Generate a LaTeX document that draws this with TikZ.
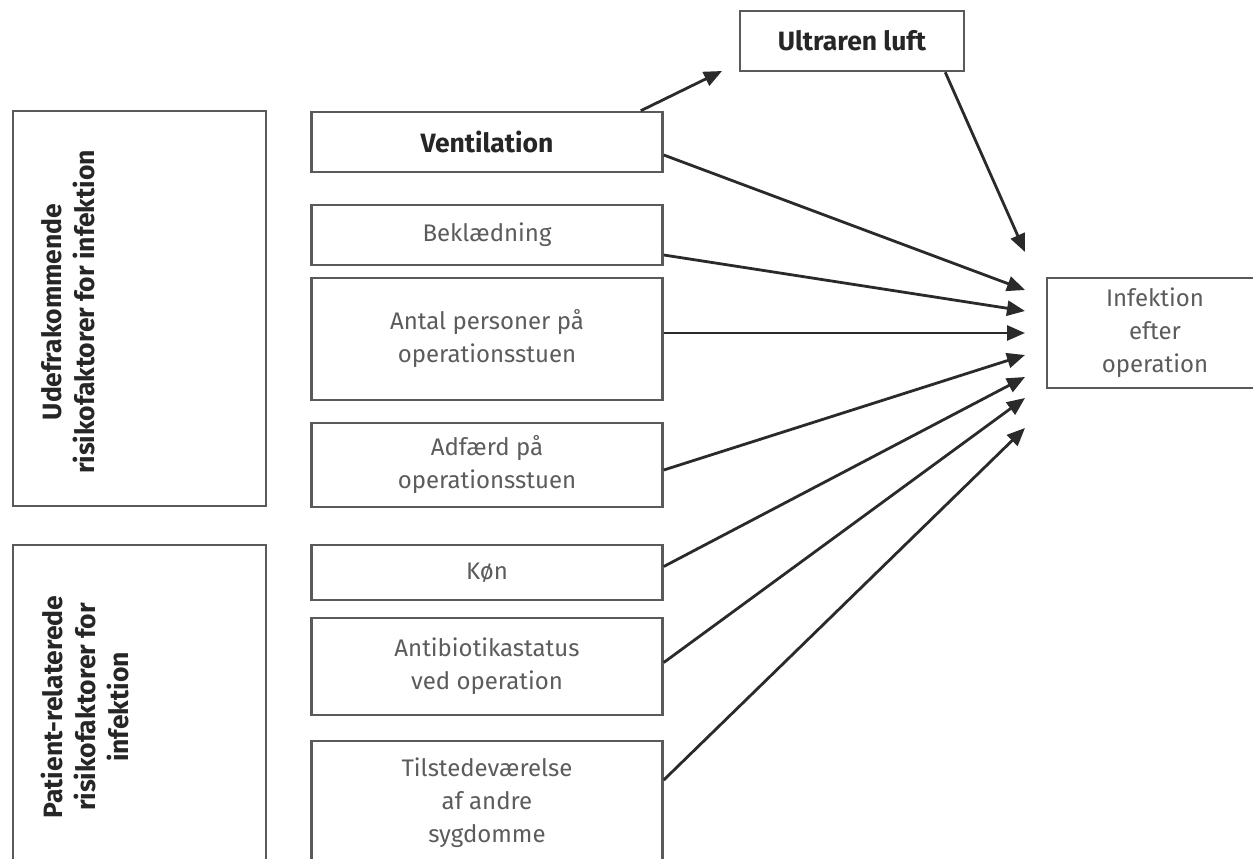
\documentclass[tikz,border=0pt]{standalone}
\usepackage{fontspec}
\setmainfont{Fira Sans}
\usetikzlibrary{arrows.meta,calc}
\definecolor{boxline}{HTML}{5A5A5A}
\definecolor{txtgray}{HTML}{5C5C5C}
\definecolor{arrowc}{HTML}{2A2A2A}
\begin{document}
\begin{tikzpicture}[x=1pt,y=-1pt,
  box/.style={draw=boxline,line width=2.5pt,fill=white,inner sep=0pt,align=center,
    text=txtgray,font=\fontsize{24}{33}\selectfont},
  boldbox/.style={box,text=black!85,font=\fontsize{26.5}{33}\selectfont\bfseries},
  sidetext/.style={rotate=90,align=center,text=black!85,font=\fontsize{26.5}{33}\selectfont\bfseries},
  conn/.style={draw=arrowc,line width=2.8pt,-{Triangle[length=18pt,width=15pt]}}]
\useasboundingbox (0,0) rectangle (1253,859);
\fill[white] (0,0) rectangle (1253,859);
% left group boxes
\node[box,minimum width=253pt,minimum height=395pt] (grp1) at (139.5,308.5) {};
\node[sidetext] (grp1t) at (68,312) {Udefrakommende\\risikofaktorer for infektion};
\node[box,minimum width=253pt,minimum height=380pt] (grp2) at (139.5,735) {};
\node[sidetext] (grp2t) at (85,707) {Patient-relaterede\\risikofaktorer for\\infektion};
% factor boxes
\node[boldbox,minimum width=351pt,minimum height=60pt] (vent) at (487,142) {Ventilation};
\node[box,minimum width=351pt,minimum height=60pt] (bekl) at (487,235) {Beklædning};
\node[box,minimum width=351pt,minimum height=122pt] (antal) at (487,339) {Antal personer på\\operationsstuen};
\node[box,minimum width=351pt,minimum height=84pt] (adf) at (487,465) {Adfærd på\\operationsstuen};
\node[box,minimum width=351pt,minimum height=55pt] (kon) at (487,572.5) {Køn};
\node[box,minimum width=351pt,minimum height=97pt] (anti) at (487,666.5) {Antibiotikastatus\\ved operation};
\node[box,minimum width=351pt,minimum height=124pt] (tilst) at (487,803) {Tilstedeværelse\\af andre\\sygdomme};
% top and outcome
\node[boldbox,minimum width=224pt,minimum height=60pt] (ultra) at (852,41) {Ultraren luft};
\node[box,minimum width=240pt,minimum height=110pt] (inf) at (1167,333) {\hspace*{-24pt}\begin{tabular}{@{}c@{}}Infektion\\efter\\operation\end{tabular}};
% arrow tips
\coordinate (tu) at (722,71);
\coordinate (tw) at (1025,252);
\coordinate (t1) at (1025,290);
\coordinate (t2) at (1025,311);
\coordinate (t3) at (1025,333);
\coordinate (t4) at (1025,355);
\coordinate (t5) at (1025,377);
\coordinate (t6) at (1025,398);
\coordinate (t7) at (1025,428);
% connectors
\draw[conn] ($(vent.north east)+(-23,0)$) -- (tu);
\draw[conn] ($(ultra.south east)+(-20,0)$) -- (tw);
\draw[conn] ($(vent.east)+(0,13)$) -- (t1);
\draw[conn] ($(bekl.east)+(0,20)$) -- (t2);
\draw[conn] ($(antal.east)+(0,-6)$) -- (t3);
\draw[conn] ($(adf.east)+(0,5)$) -- (t4);
\draw[conn] ($(kon.east)+(0,-6)$) -- (t5);
\draw[conn] ($(anti.east)+(0,-4)$) -- (t6);
\draw[conn] ($(tilst.east)+(0,-23)$) -- (t7);
\end{tikzpicture}
\end{document}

## Goal of the exercise
Pictures excluded, quote all the data above exactly.

## Output of the task
Generate a LaTeX document that draws this with TikZ.
\documentclass[tikz,border=0pt]{standalone}
\usepackage{fontspec}
\setmainfont{Fira Sans}
\usetikzlibrary{arrows.meta,calc}
\definecolor{boxline}{HTML}{5A5A5A}
\definecolor{txtgray}{HTML}{5C5C5C}
\definecolor{arrowc}{HTML}{2A2A2A}
\begin{document}
\begin{tikzpicture}[x=1pt,y=-1pt,
  box/.style={draw=boxline,line width=2.5pt,fill=white,inner sep=0pt,align=center,
    text=txtgray,font=\fontsize{24}{33}\selectfont},
  boldbox/.style={box,text=black!85,font=\fontsize{26.5}{33}\selectfont\bfseries},
  sidetext/.style={rotate=90,align=center,text=black!85,font=\fontsize{26.5}{33}\selectfont\bfseries},
  conn/.style={draw=arrowc,line width=2.8pt,-{Triangle[length=18pt,width=15pt]}}]
\useasboundingbox (0,0) rectangle (1253,859);
\fill[white] (0,0) rectangle (1253,859);
% left group boxes
\node[box,minimum width=253pt,minimum height=395pt] (grp1) at (139.5,308.5) {};
\node[sidetext] (grp1t) at (68,312) {Udefrakommende\\risikofaktorer for infektion};
\node[box,minimum width=253pt,minimum height=380pt] (grp2) at (139.5,735) {};
\node[sidetext] (grp2t) at (85,707) {Patient-relaterede\\risikofaktorer for\\infektion};
% factor boxes
\node[boldbox,minimum width=351pt,minimum height=60pt] (vent) at (487,142) {Ventilation};
\node[box,minimum width=351pt,minimum height=60pt] (bekl) at (487,235) {Beklædning};
\node[box,minimum width=351pt,minimum height=122pt] (antal) at (487,339) {Antal personer på\\operationsstuen};
\node[box,minimum width=351pt,minimum height=84pt] (adf) at (487,465) {Adfærd på\\operationsstuen};
\node[box,minimum width=351pt,minimum height=55pt] (kon) at (487,572.5) {Køn};
\node[box,minimum width=351pt,minimum height=97pt] (anti) at (487,666.5) {Antibiotikastatus\\ved operation};
\node[box,minimum width=351pt,minimum height=124pt] (tilst) at (487,803) {Tilstedeværelse\\af andre\\sygdomme};
% top and outcome
\node[boldbox,minimum width=224pt,minimum height=60pt] (ultra) at (852,41) {Ultraren luft};
\node[box,minimum width=240pt,minimum height=110pt] (inf) at (1167,333) {\hspace*{-24pt}\begin{tabular}{@{}c@{}}Infektion\\efter\\operation\end{tabular}};
% arrow tips
\coordinate (tu) at (722,71);
\coordinate (tw) at (1025,252);
\coordinate (t1) at (1025,290);
\coordinate (t2) at (1025,311);
\coordinate (t3) at (1025,333);
\coordinate (t4) at (1025,355);
\coordinate (t5) at (1025,377);
\coordinate (t6) at (1025,398);
\coordinate (t7) at (1025,428);
% connectors
\draw[conn] ($(vent.north east)+(-23,0)$) -- (tu);
\draw[conn] ($(ultra.south east)+(-20,0)$) -- (tw);
\draw[conn] ($(vent.east)+(0,13)$) -- (t1);
\draw[conn] ($(bekl.east)+(0,20)$) -- (t2);
\draw[conn] ($(antal.east)+(0,-6)$) -- (t3);
\draw[conn] ($(adf.east)+(0,5)$) -- (t4);
\draw[conn] ($(kon.east)+(0,-6)$) -- (t5);
\draw[conn] ($(anti.east)+(0,-4)$) -- (t6);
\draw[conn] ($(tilst.east)+(0,-23)$) -- (t7);
\end{tikzpicture}
\end{document}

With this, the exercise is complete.